23rd Feb 2013, 09:06
permalink Post: 1701
Quote:
| As a Chartered Engineer working on a multi-disciplinary rail project, I am amazed that a project as complex as this was managed across the Channel in the 1960's; how was the Systems Engineering managed - who drove the requirements for the Jet, potential carriers, engineers or politicians? |
Once it was decided to go, I would say that the system requirements were largely driven by the difficulty of the task - more a question of finding out how to make it work than of optimising. The overall aircraft requirements were driven by the engineers, but criticised by the potential customer airlines in regular meetings.
Safety requirements were specified in a completely new airworthiness code - a sort of comprehensive set of special conditions, which were generally more severe than the subsonic codes of the time. Concorde, for example, was, AFAIK , the first civil aircraft to be certificated against the requirements that now exist as 25.1309.
But nobody really knew what to write for supersonic flight and, in particular, the transition from subsonic, so to some extent one made it up as one went along, using prudent common sense and engineering judgement. Fuel system transfer rates for example had to match a requirement that it should be possible to abandon the acceleration at any point and return safely to subsonic conditions - and the deceleration was much quicker than the acceleration!
Quote:
| wind modelling played a big part in the development of the aerodynamics, how big did the models go? Did you have the luxury of testing a full-scale model? or maybe full-scale parts or sub assemblies? |
Supersonic testing mainly at 1/30 scale; low speed 1/18. The biggest model was a 1/6 scale half model used mainly for icing tests.
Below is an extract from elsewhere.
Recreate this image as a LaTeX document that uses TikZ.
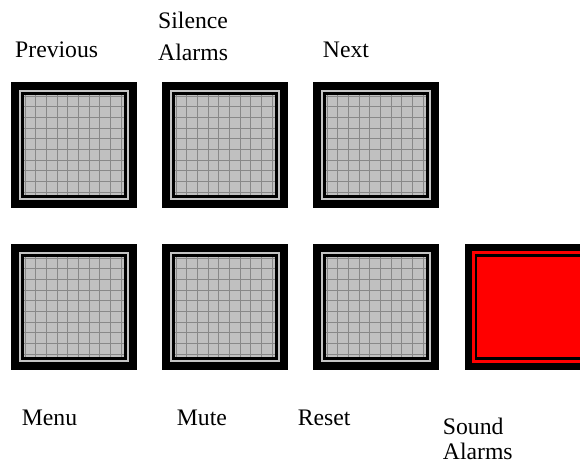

Isolated intake tests, IIRC, about 1/10 scale, but we did have a full scale intake operating in front of an Olympus 593 at Mach 2.0 in Cell 4 at NGTE Pyestock.
23rd Oct 2013, 13:49
permalink Post: 1751
Quote:
| I know Concorde engines were FADEC. Were the Thrust levers gated like on Airbus? I noticesd cocncorde pilots shovved the levers forward for take off thrust..not the gentle easing forward like most other turbojets..why was there this need?Did they take too much time to spool up? |
I suspect the zero bypass Ol 593 would take less time to spool up than todays high bypass engines.
23rd Oct 2013, 14:20
permalink Post: 1752
CliveL;
Re, "I suspect the zero bypass Ol 593 would take less time to spool up than todays high bypass engines. "
Yes, I think so. The A333 (RB211s) had a specific technique at high-altitude airports to ensure the engines were stabilized at about 1.1EPR before taking the thrust levers into the FLEX/MCT or TOGA detent. The thrust levers were taken to their detents 'gently', even as FADEC did control the acceleration. Even then, some surging was experienced, again at high-altitude airports, (CYYC for example).
Re, "I suspect the zero bypass Ol 593 would take less time to spool up than todays high bypass engines. "
Yes, I think so. The A333 (RB211s) had a specific technique at high-altitude airports to ensure the engines were stabilized at about 1.1EPR before taking the thrust levers into the FLEX/MCT or TOGA detent. The thrust levers were taken to their detents 'gently', even as FADEC did control the acceleration. Even then, some surging was experienced, again at high-altitude airports, (CYYC for example).